あまり弱音を吐かない母であるが、ある日、
「あの人と私は、人としてどれほど違うのだろう?」
「あの人は私よりどれだけ偉いのだろう?」
「私は、なりたくて、こんな病気になったのではない!」
と私に小声で漏らしたことがあった。
この瞬間の事は心に焼き付き、まるで映画のように鮮明に思い出すことが出来る。
あの時、私は、
「叔母さんを一生恨んで、大人になったら必ず仕返しするからね」
と母を慰める気持ちで言った。
すると母は、
「人を恨む事は絶対してはいけない。仕返しは必ずまた自分にいずれ返ってくる。それなら人を恨むんじゃなくて、人が羨む男になりなさい」
と教えてくれた。
母が亡くなって何年経っても、私の悔しい気持ちは消えず、父の姉が憎らしかった。
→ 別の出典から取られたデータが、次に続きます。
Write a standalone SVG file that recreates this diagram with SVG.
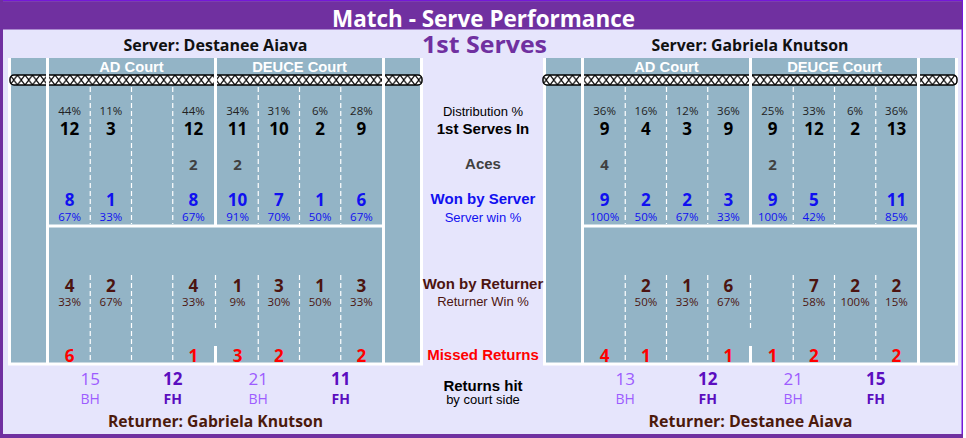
<svg xmlns="http://www.w3.org/2000/svg" width="966" height="438" viewBox="0 0 966 438">
<defs>
<pattern id="netpat" patternUnits="userSpaceOnUse" x="10" y="75" width="7.5" height="10">
<rect width="7.5" height="10" fill="#fff"/>
<path d="M0,0 L7.5,10 M7.5,0 L0,10" stroke="#000" stroke-width="1.2"/>
</pattern>
<style>
.court{fill:#93B4C6}
.wl{fill:#fff}
.dash{stroke:#fff;stroke-width:1.2;stroke-dasharray:5 3;fill:none}
.net{fill:url(#netpat);stroke:#000;stroke-width:1.5}
.hdr{font-family:"Liberation Sans",Arial,sans-serif;font-weight:700;font-size:14.7px;fill:#fff;text-anchor:middle}
.os{font-family:"Open Sans","Noto Sans",sans-serif;text-anchor:middle}
.pct{font-size:11.5px;fill:#222}
.num{font-size:17px;font-weight:700;fill:#000}
.ace{font-size:15px;font-weight:700;fill:#404040}
.srv{font-size:17px;font-weight:700;fill:#1010F0}
.srvp{font-size:11.5px;fill:#1010F0}
.ret{font-size:17px;font-weight:700;fill:#4C1410}
.retp{font-size:11.5px;fill:#4C1410}
.miss{font-size:17px;font-weight:700;fill:#FF0000}
.rhl{font-size:17px;fill:#9D5CFF}
.rhb{font-size:17px;font-weight:700;fill:#5B0DBF}
.bh{font-size:14px;fill:#9D5CFF}
.fh{font-size:14px;font-weight:700;fill:#5B0DBF}
.name{font-size:16px;font-weight:700;fill:#111}
.rname{font-size:16px;font-weight:700;fill:#4C1A0C}
.lab{font-family:"Liberation Sans",Arial,sans-serif;text-anchor:middle}
.lb{font-size:15px;font-weight:700}
.lr{font-size:13px}
</style>
</defs>

<g id="frame">
<rect x="0.75" y="0.75" width="961.5" height="436.5" fill="#E6E5FC" stroke="#7518D8" stroke-width="1.5"/>
<rect x="0" y="0" width="3" height="438" fill="#7030A0"/>
<rect x="0" y="1.2" width="962" height="28.3" fill="#7030A0"/>
<rect x="0" y="434" width="963" height="4" fill="#7030A0"/>
<text x="483.5" y="26.5" class="os" font-size="24" font-weight="700" fill="#fff" textLength="303" lengthAdjust="spacingAndGlyphs">Match - Serve Performance</text>
<text x="484.5" y="53.3" class="os" font-size="23" font-weight="700" fill="#7030A0" textLength="125" lengthAdjust="spacingAndGlyphs">1st Serves</text>
</g>

<g id="left-court">
<rect x="8" y="58" width="415" height="307.5" class="wl"/>
<rect x="11" y="58" width="409" height="304.5" class="court"/>
<rect x="10" y="75" width="412" height="10" rx="4" class="net"/>
<rect x="46" y="58" width="3" height="306" class="wl"/>
<rect x="382" y="58" width="3" height="306" class="wl"/>
<rect x="214" y="58" width="3" height="168" class="wl"/>
<rect x="46" y="224.5" width="339" height="3" class="wl"/>
<rect x="214" y="346" width="3" height="18" class="wl"/>
<path class="dash" d="M90.25,87V224M131.5,87V224M172.75,87V224M258.25,87V224M299.5,87V224M340.75,87V224M90.25,275V362M131.5,275V362M172.75,275V362M258.25,275V362M299.5,275V362M340.75,275V362M215.5,275V328"/>
<text x="131.5" y="71.5" class="hdr">AD Court</text>
<text x="299.5" y="71.5" class="hdr">DEUCE Court</text>
<text x="215.5" y="51" class="os name" textLength="184" lengthAdjust="spacingAndGlyphs">Server: Destanee Aiava</text>
<g class="os pct">
<text x="69.6" y="115">44%</text><text x="110.9" y="115">11%</text><text x="193.4" y="115">44%</text><text x="237.6" y="115">34%</text><text x="278.9" y="115">31%</text><text x="320.1" y="115">6%</text><text x="361.4" y="115">28%</text>
</g>
<g class="os num">
<text x="69.6" y="135">12</text><text x="110.9" y="135">3</text><text x="193.4" y="135">12</text><text x="237.6" y="135">11</text><text x="278.9" y="135">10</text><text x="320.1" y="135">2</text><text x="361.4" y="135">9</text>
</g>
<g class="os ace">
<text x="193.4" y="170">2</text><text x="237.6" y="170">2</text>
</g>
<g class="os srv">
<text x="69.6" y="206">8</text><text x="110.9" y="206">1</text><text x="193.4" y="206">8</text><text x="237.6" y="206">10</text><text x="278.9" y="206">7</text><text x="320.1" y="206">1</text><text x="361.4" y="206">6</text>
</g>
<g class="os srvp">
<text x="69.6" y="221">67%</text><text x="110.9" y="221">33%</text><text x="193.4" y="221">67%</text><text x="237.6" y="221">91%</text><text x="278.9" y="221">70%</text><text x="320.1" y="221">50%</text><text x="361.4" y="221">67%</text>
</g>
<g class="os ret">
<text x="69.6" y="292">4</text><text x="110.9" y="292">2</text><text x="193.4" y="292">4</text><text x="237.6" y="292">1</text><text x="278.9" y="292">3</text><text x="320.1" y="292">1</text><text x="361.4" y="292">3</text>
</g>
<g class="os retp">
<text x="69.6" y="306">33%</text><text x="110.9" y="306">67%</text><text x="193.4" y="306">33%</text><text x="237.6" y="306">9%</text><text x="278.9" y="306">30%</text><text x="320.1" y="306">50%</text><text x="361.4" y="306">33%</text>
</g>
<g class="os miss">
<text x="69.6" y="361.5">6</text><text x="193.4" y="361.5">1</text><text x="237.6" y="361.5">3</text><text x="278.9" y="361.5">2</text><text x="361.4" y="361.5">2</text>
</g>
<g class="os">
<text x="90.25" y="385" class="rhl">15</text><text x="172.75" y="385" class="rhb">12</text><text x="258.25" y="385" class="rhl">21</text><text x="340.75" y="385" class="rhb">11</text>
<text x="90.25" y="404" class="bh">BH</text><text x="172.75" y="404" class="fh">FH</text><text x="258.25" y="404" class="bh">BH</text><text x="340.75" y="404" class="fh">FH</text>
</g>
<text x="215.5" y="427" class="os rname" textLength="215" lengthAdjust="spacingAndGlyphs">Returner: Gabriela Knutson</text>
</g>

<g id="right-court">
<rect x="543" y="58" width="415" height="307.5" class="wl"/>
<rect x="546" y="58" width="409" height="304.5" class="court"/>
<rect x="543" y="75" width="414" height="10" rx="4" class="net"/>
<rect x="581" y="58" width="3" height="306" class="wl"/>
<rect x="917" y="58" width="3" height="306" class="wl"/>
<rect x="749" y="58" width="3" height="168" class="wl"/>
<rect x="581" y="224.5" width="339" height="3" class="wl"/>
<rect x="749" y="346" width="3" height="18" class="wl"/>
<path class="dash" d="M625.25,87V224M666.5,87V224M707.75,87V224M793.25,87V224M834.5,87V224M875.75,87V224M625.25,275V362M666.5,275V362M707.75,275V362M793.25,275V362M834.5,275V362M875.75,275V362M750.5,275V328"/>
<text x="666.5" y="71.5" class="hdr">AD Court</text>
<text x="834.5" y="71.5" class="hdr">DEUCE Court</text>
<text x="750" y="51" class="os name" textLength="197" lengthAdjust="spacingAndGlyphs">Server: Gabriela Knutson</text>
<g class="os pct">
<text x="604.6" y="115">36%</text><text x="645.9" y="115">16%</text><text x="687.1" y="115">12%</text><text x="728.4" y="115">36%</text><text x="772.6" y="115">25%</text><text x="813.9" y="115">33%</text><text x="855.1" y="115">6%</text><text x="896.4" y="115">36%</text>
</g>
<g class="os num">
<text x="604.6" y="135">9</text><text x="645.9" y="135">4</text><text x="687.1" y="135">3</text><text x="728.4" y="135">9</text><text x="772.6" y="135">9</text><text x="813.9" y="135">12</text><text x="855.1" y="135">2</text><text x="896.4" y="135">13</text>
</g>
<g class="os ace">
<text x="604.6" y="170">4</text><text x="772.6" y="170">2</text>
</g>
<g class="os srv">
<text x="604.6" y="206">9</text><text x="645.9" y="206">2</text><text x="687.1" y="206">2</text><text x="728.4" y="206">3</text><text x="772.6" y="206">9</text><text x="813.9" y="206">5</text><text x="896.4" y="206">11</text>
</g>
<g class="os srvp">
<text x="604.6" y="221">100%</text><text x="645.9" y="221">50%</text><text x="687.1" y="221">67%</text><text x="728.4" y="221">33%</text><text x="772.6" y="221">100%</text><text x="813.9" y="221">42%</text><text x="896.4" y="221">85%</text>
</g>
<g class="os ret">
<text x="645.9" y="292">2</text><text x="687.1" y="292">1</text><text x="728.4" y="292">6</text><text x="813.9" y="292">7</text><text x="855.1" y="292">2</text><text x="896.4" y="292">2</text>
</g>
<g class="os retp">
<text x="645.9" y="306">50%</text><text x="687.1" y="306">33%</text><text x="728.4" y="306">67%</text><text x="813.9" y="306">58%</text><text x="855.1" y="306">100%</text><text x="896.4" y="306">15%</text>
</g>
<g class="os miss">
<text x="604.6" y="361.5">4</text><text x="645.9" y="361.5">1</text><text x="728.4" y="361.5">1</text><text x="772.6" y="361.5">1</text><text x="813.9" y="361.5">2</text><text x="896.4" y="361.5">2</text>
</g>
<g class="os">
<text x="625.25" y="385" class="rhl">13</text><text x="707.75" y="385" class="rhb">12</text><text x="793.25" y="385" class="rhl">21</text><text x="875.75" y="385" class="rhb">15</text>
<text x="625.25" y="404" class="bh">BH</text><text x="707.75" y="404" class="fh">FH</text><text x="793.25" y="404" class="bh">BH</text><text x="875.75" y="404" class="fh">FH</text>
</g>
<text x="750.5" y="427" class="os rname" textLength="204" lengthAdjust="spacingAndGlyphs">Returner: Destanee Aiava</text>
</g>

<g id="row-labels" class="lab">
<text x="483" y="115.5" class="lr" fill="#000">Distribution %</text>
<text x="483" y="134" class="lb" fill="#000">1st Serves In</text>
<text x="483" y="169" class="lb" fill="#404040">Aces</text>
<text x="483" y="204" class="lb" fill="#1010F0">Won by Server</text>
<text x="483" y="221.5" class="lr" fill="#1010F0">Server win %</text>
<text x="483" y="289" class="lb" fill="#4C1410">Won by Returner</text>
<text x="483" y="306" class="lr" fill="#4C1410">Returner Win %</text>
<text x="483" y="360" class="lb" fill="#FF0000">Missed Returns</text>
<text x="483" y="390.5" class="lb" fill="#000">Returns hit</text>
<text x="483" y="403.5" class="lr" fill="#000">by court side</text>
</g>
</svg>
腹が立っていた。しかし最後のところで、私は母の言い付け通り、父の姉を恨む事はしなかった。
父の姉が住むところに困った時には、振り子のごとく「憎らしい気持ち」と「許そう」という気持ちの間を行き来したが、結局、私が所有する空き家を提供した。
父の姉は、亡くなる寸前に病院に入るまで、その家で暮らした。
父の姉は鬼籍に入ったが、(他にする人がいない為)私が約20年間、父の姉の墓掃除と墓守をしている。
渋々ながらも許して手を差し伸べたことで、激しい怒りは少しずつ昇華され、凪いだ心を取り戻した気がする。
この世では、父の姉の前で小さくなっていた母が、今頃あの世では、大きな顔をしてくれていることだろうと願う。